Dunque Bersani vuole consapevolmente andare a sbattere contro il "no" alla fiducia per accorciare i tempi dello stallo (e questo potrebbe perfino essere un bene per il paese) e per impedire l'uscita di scena del suo esperimento alla guida del Pd e del centrosinistra (e questo è sicuramente un bene per lui e per i suoi sostenitori).

Se è no al governo di minoranza, per Bersani si apre la via delle elezioni anticipate il prima possibile, magari convocate da un presidente della Repubblica eletto in ultima istanza dal Pd a maggioranza bersaniana (questa prospettiva aiuta Bersani a impedire che alti notabili del Pd, soprattutto quelli aspiranti al Colle, inizino contro di lui la fronda finale).

A quel punto Bersani, nel breve periodo, può sperare di essere ancora il candidato del centrosinistra alle urne: le primarie non sono poi così lontane, i possibili concorrenti non sono pronti e/o non sono ancora (ri)usciti allo scoperto, una mossa in tal senso di Matteo Renzi – pensano i bersaniani – sarebbe letta come una pugnalata alle spalle e un gesto irresponsabile e, almeno finora, il sindaco di Firenze non ha mostrato doti da pugnalatore, anzi.

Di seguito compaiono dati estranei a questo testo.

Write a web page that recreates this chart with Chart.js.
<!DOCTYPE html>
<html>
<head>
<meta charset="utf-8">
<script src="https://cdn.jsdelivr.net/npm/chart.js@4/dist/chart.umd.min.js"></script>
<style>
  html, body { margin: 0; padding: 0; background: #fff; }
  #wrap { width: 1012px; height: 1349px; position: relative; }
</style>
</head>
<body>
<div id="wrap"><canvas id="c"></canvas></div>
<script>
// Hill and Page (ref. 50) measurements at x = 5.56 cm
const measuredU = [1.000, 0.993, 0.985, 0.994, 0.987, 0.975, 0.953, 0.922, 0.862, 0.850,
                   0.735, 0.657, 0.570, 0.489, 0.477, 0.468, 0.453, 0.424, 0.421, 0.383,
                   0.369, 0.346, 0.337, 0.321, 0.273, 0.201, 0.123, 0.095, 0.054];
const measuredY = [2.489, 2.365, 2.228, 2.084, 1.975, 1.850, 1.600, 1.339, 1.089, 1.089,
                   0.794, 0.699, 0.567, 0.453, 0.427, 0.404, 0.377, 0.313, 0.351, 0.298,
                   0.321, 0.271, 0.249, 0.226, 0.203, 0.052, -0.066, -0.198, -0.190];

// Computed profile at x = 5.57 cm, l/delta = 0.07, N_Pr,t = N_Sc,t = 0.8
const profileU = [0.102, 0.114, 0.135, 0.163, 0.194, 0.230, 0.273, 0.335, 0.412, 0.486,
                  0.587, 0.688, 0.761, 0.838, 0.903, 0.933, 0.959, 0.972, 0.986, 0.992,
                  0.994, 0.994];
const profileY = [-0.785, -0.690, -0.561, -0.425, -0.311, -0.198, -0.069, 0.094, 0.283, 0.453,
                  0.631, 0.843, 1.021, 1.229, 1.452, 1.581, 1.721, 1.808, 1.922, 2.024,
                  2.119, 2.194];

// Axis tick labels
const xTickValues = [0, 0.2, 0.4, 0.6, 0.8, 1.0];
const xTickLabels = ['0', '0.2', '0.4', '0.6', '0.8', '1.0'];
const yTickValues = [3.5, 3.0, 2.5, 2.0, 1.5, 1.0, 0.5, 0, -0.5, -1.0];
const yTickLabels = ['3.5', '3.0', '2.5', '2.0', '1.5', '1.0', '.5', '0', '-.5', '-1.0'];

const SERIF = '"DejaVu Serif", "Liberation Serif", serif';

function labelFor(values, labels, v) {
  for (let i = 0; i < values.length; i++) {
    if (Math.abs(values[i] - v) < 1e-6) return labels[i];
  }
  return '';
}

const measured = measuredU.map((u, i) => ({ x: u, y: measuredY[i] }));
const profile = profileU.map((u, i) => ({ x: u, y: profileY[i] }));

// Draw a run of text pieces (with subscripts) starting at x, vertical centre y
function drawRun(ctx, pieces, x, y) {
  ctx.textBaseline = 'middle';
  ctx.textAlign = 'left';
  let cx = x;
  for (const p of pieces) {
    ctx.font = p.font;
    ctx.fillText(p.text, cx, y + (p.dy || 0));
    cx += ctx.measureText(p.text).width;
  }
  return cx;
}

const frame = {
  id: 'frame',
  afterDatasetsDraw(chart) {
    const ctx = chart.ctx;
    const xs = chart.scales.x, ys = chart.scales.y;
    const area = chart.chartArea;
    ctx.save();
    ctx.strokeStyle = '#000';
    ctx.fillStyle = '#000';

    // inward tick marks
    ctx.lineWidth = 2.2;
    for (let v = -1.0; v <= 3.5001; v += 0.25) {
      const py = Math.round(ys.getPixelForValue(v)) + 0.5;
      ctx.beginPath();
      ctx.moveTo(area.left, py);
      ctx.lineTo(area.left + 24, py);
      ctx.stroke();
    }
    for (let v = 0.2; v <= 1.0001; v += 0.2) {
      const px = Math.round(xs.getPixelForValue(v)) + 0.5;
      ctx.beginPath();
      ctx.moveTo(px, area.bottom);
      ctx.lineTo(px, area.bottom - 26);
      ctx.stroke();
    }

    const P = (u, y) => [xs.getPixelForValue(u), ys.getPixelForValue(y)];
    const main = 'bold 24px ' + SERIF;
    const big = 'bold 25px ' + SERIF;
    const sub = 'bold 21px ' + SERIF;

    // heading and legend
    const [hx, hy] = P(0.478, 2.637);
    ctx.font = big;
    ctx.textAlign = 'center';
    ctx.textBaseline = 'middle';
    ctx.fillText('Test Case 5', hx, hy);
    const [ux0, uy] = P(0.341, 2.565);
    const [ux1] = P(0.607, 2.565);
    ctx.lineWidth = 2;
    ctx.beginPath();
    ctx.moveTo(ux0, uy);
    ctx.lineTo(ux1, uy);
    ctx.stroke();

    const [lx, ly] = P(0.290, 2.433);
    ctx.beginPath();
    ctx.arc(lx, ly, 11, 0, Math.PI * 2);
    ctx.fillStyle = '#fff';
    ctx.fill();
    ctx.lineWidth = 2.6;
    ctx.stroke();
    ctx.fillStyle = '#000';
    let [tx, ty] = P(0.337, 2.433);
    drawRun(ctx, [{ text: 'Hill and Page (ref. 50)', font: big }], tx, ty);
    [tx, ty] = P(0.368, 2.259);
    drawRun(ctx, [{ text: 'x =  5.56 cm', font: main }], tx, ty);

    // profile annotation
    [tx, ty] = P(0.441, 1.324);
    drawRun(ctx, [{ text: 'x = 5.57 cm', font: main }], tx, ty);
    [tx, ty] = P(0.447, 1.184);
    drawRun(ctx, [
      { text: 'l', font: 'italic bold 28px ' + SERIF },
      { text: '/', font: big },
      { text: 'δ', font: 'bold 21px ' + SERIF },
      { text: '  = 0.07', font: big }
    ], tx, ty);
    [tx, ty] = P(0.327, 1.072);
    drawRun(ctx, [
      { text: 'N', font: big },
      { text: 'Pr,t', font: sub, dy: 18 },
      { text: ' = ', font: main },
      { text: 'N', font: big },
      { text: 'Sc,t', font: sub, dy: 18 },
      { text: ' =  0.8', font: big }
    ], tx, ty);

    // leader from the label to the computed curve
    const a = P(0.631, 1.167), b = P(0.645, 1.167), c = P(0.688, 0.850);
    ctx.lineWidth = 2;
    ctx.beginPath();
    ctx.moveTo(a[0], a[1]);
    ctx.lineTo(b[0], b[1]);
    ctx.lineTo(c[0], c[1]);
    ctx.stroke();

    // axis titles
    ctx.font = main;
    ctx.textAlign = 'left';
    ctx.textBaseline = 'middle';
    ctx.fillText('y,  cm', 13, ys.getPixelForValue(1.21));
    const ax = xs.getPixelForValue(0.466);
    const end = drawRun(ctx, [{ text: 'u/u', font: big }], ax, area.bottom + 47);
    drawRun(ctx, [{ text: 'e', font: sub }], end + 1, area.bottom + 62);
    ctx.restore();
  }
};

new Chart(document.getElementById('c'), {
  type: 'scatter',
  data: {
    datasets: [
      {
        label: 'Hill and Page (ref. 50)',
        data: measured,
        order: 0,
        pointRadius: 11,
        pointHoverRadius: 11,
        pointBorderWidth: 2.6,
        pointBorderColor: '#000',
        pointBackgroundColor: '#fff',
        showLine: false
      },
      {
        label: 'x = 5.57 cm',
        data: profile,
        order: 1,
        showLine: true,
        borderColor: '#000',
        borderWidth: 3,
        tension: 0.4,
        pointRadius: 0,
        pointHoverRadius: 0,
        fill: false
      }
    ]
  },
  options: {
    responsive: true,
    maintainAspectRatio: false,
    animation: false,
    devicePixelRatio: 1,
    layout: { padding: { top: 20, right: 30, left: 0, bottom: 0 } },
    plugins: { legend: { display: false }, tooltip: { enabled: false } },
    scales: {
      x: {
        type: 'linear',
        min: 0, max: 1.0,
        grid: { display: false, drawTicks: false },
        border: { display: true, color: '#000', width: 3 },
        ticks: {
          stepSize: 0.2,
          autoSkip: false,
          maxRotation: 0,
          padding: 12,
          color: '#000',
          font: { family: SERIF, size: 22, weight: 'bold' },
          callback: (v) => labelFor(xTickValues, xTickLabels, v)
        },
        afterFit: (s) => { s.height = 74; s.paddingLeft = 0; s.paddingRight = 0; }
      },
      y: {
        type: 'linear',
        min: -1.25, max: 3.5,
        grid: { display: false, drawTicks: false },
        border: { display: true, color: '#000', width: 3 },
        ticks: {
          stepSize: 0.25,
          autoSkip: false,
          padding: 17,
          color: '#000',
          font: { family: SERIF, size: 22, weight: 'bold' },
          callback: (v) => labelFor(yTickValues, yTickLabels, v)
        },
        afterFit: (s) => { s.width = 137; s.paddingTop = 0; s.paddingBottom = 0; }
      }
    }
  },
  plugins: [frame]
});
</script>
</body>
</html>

Questa ipotesi, però, non tiene in debito conto lo scenario cambiato, il coraggio (possibile) di Matteo Renzi e il suo consenso in crescita, visto l'esito complicato del recente voto e visto il suo comportamento leale in campagna elettorale. E' rischioso per Bersani e per i bersaniani scambiare la lealtà renziana in ritrosia alla sfida o in incapacità di cogliere l'attimo giusto.

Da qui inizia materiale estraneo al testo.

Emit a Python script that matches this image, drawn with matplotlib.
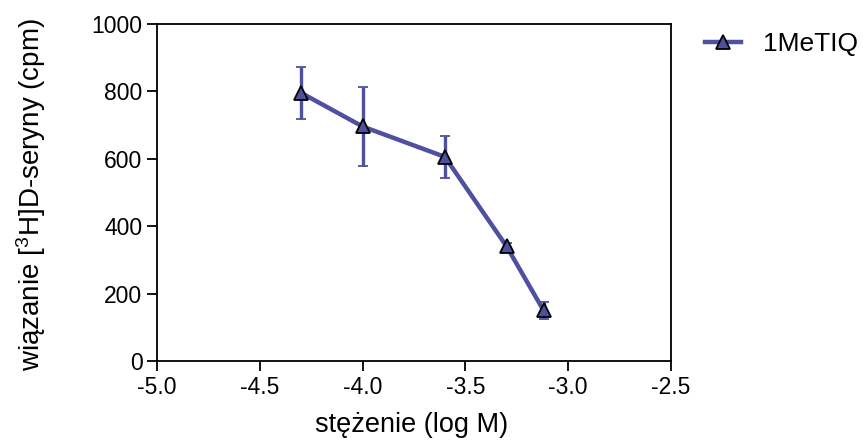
import matplotlib
matplotlib.use('Agg')
import matplotlib.pyplot as plt
from matplotlib.lines import Line2D

plt.rcParams['font.family'] = ['Liberation Sans', 'DejaVu Sans']
plt.rcParams['mathtext.fontset'] = 'custom'
plt.rcParams['mathtext.rm'] = 'Liberation Sans'
plt.rcParams['mathtext.it'] = 'Liberation Sans'

# log stezenie (M) and binding (cpm)
log_conc = [-4.30, -4.00, -3.60, -3.30, -3.12]
binding = [795, 695, 605, 340, 150]
sem = [77, 117, 62, 10, 25]

series_label = '1MeTIQ'
x_ticks = [-5.0, -4.5, -4.0, -3.5, -3.0, -2.5]
y_ticks = [0, 200, 400, 600, 800, 1000]

color = '#5050a0'

fig = plt.figure(figsize=(8.65, 4.45), dpi=100)
ax = fig.add_axes([0.1815, 0.1888, 0.5942, 0.7582])

ax.errorbar(log_conc, binding, yerr=sem, color=color, linewidth=3.2,
            elinewidth=2.4, capsize=3.5, capthick=2.8,
            marker='^', markersize=9.5, markerfacecolor=color,
            markeredgecolor='black', markeredgewidth=1.3)

ax.set_xlim(-5.0, -2.5)
ax.set_ylim(0, 1000)
ax.set_xticks(x_ticks)
ax.set_xticklabels([f'{t:.1f}' for t in x_ticks])
ax.set_yticks(y_ticks)

for s in ax.spines.values():
    s.set_linewidth(1.3)
ax.tick_params(axis='both', direction='out', length=7, width=1.3,
               labelsize=16.5, top=False, right=False)
ax.tick_params(axis='x', pad=4)
ax.tick_params(axis='y', pad=3.5)

ax.set_xlabel('stężenie (log M)', fontsize=19.5)
ax.set_ylabel(r'wiązanie [$^{3}$H]D-seryny (cpm)', fontsize=20)
ax.xaxis.set_label_coords(0.495, -0.15)
ax.yaxis.set_label_coords(-0.212, 0.492)

handle = Line2D([], [], color=color, linewidth=3.2, marker='^',
                markersize=9.5, markerfacecolor=color,
                markeredgecolor='black', markeredgewidth=1.3)
fig.legend([handle], [series_label], loc='center left',
           bbox_to_anchor=(0.787, 0.9), frameon=False,
           fontsize=19, handlelength=1.4, handletextpad=0.8)

fig.savefig('out.png', dpi=100)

Se per miracolo è "sì" al governo di minoranza, per Pier Luigi Bersani si aprono le porte di Palazzo Chigi. E non è poco, data la situazione.

Bersani e i bersaniani, invece, sanno che qualunque altra soluzione per il futuro governo passa per un definitivo accantonamento della leadership dell'attuale segretario.

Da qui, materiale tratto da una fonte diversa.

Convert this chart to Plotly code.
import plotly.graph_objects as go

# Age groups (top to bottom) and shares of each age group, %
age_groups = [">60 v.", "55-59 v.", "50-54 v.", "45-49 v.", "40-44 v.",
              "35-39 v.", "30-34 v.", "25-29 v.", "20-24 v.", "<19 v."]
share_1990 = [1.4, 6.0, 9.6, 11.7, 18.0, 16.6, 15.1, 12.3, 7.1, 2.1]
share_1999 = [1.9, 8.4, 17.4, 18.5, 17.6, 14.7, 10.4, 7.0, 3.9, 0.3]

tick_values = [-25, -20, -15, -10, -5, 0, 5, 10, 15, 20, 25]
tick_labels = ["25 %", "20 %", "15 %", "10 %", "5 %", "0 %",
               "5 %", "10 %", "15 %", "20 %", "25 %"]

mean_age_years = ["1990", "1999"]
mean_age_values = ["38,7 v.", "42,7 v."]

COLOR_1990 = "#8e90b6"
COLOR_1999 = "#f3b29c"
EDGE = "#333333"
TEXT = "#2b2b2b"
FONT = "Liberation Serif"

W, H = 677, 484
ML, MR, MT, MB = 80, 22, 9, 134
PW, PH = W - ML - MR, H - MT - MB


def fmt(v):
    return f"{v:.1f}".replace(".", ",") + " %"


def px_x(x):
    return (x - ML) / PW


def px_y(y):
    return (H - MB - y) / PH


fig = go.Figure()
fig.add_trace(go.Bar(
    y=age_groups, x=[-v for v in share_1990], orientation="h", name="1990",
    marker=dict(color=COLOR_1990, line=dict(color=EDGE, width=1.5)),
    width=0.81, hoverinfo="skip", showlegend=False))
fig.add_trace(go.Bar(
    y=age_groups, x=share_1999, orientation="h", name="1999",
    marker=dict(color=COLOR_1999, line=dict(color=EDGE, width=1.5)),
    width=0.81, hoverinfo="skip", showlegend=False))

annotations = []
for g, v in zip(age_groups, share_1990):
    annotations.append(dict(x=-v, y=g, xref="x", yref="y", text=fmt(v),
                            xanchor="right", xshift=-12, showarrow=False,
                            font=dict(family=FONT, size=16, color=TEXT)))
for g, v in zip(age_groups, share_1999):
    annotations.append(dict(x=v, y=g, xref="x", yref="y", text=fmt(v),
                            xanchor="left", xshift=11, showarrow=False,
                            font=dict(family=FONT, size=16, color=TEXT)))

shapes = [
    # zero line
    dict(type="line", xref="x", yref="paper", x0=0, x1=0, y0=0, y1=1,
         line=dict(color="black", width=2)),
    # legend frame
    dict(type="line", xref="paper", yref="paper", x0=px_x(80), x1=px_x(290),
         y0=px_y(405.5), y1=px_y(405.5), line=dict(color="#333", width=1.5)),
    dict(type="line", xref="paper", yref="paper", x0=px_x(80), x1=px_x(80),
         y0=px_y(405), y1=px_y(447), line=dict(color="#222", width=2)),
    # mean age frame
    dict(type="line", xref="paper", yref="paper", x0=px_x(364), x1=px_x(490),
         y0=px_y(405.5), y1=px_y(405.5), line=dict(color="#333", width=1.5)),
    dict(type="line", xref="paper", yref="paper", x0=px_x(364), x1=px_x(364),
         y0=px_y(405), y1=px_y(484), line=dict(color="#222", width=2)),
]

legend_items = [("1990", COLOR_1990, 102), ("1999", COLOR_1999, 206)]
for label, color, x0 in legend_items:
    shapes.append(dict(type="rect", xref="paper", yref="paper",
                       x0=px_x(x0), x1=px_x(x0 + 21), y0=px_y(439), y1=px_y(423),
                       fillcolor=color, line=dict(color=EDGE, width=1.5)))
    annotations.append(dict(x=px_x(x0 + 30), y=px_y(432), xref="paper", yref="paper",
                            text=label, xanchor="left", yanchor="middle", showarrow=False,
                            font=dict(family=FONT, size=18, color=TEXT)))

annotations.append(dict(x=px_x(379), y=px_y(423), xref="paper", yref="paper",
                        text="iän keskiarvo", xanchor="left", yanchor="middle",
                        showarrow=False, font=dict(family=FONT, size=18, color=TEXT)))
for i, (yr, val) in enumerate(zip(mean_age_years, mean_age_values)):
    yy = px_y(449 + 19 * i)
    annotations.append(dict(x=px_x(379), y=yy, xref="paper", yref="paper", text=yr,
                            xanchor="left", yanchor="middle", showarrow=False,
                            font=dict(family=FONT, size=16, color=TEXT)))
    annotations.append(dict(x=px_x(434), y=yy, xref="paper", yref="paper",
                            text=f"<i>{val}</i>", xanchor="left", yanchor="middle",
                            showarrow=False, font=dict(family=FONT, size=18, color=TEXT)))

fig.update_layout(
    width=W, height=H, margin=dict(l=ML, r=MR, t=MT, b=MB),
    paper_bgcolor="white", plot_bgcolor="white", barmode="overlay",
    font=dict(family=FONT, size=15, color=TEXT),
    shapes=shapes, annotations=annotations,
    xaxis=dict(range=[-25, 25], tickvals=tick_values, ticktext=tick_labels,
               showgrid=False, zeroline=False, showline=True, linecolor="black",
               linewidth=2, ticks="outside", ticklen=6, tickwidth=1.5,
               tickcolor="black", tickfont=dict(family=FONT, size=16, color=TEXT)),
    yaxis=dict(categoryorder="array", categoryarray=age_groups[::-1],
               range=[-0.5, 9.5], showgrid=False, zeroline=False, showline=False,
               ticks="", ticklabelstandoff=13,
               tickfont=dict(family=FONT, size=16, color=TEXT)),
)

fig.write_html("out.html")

Governissimo? La prima condizione sarebbe: non guidato da uno dei candidati principali alla recente contesa elettorale.

Governo dei tecnici? Bersani è un politico.

Proroga del governo Monti? Bersani non è Monti.

E più il tempo passa – di ricerca della soluzione in ricerca della soluzione – e più il potere di Bersani sul partito e sulla coalizione si logora e più i possibili concorrenti – cioè Renzi – si organizzano e crescono.

Insomma, può sembrare masochista, ma per Bersani l'unica strategia per sopravvivere politicamente e per rilanciare le proprie chance di arrivare alla guida del paese, seppur in qualche modo azzoppato, è andare a sbattere contro Grillo ma tenendo unita la base del partito e la coalizione con i "no" al dialogo con il Pdl, le istanze dure antiberlusconiane – il caso De Gregorio è perfetto alla bisogna – le idee di sinistra quasi radicale (conflitto d'interessi, coppie di fatto omossessuali, economia molto green) e ovviamente le aperture al Movimento 5 Stelle.

Ogni passo in un'altra direzione, sarebbe un passo indietro di Bersani e il segretario del Pd lo ha detto più volte: il 2013 è l'ultima volta che tocca a me.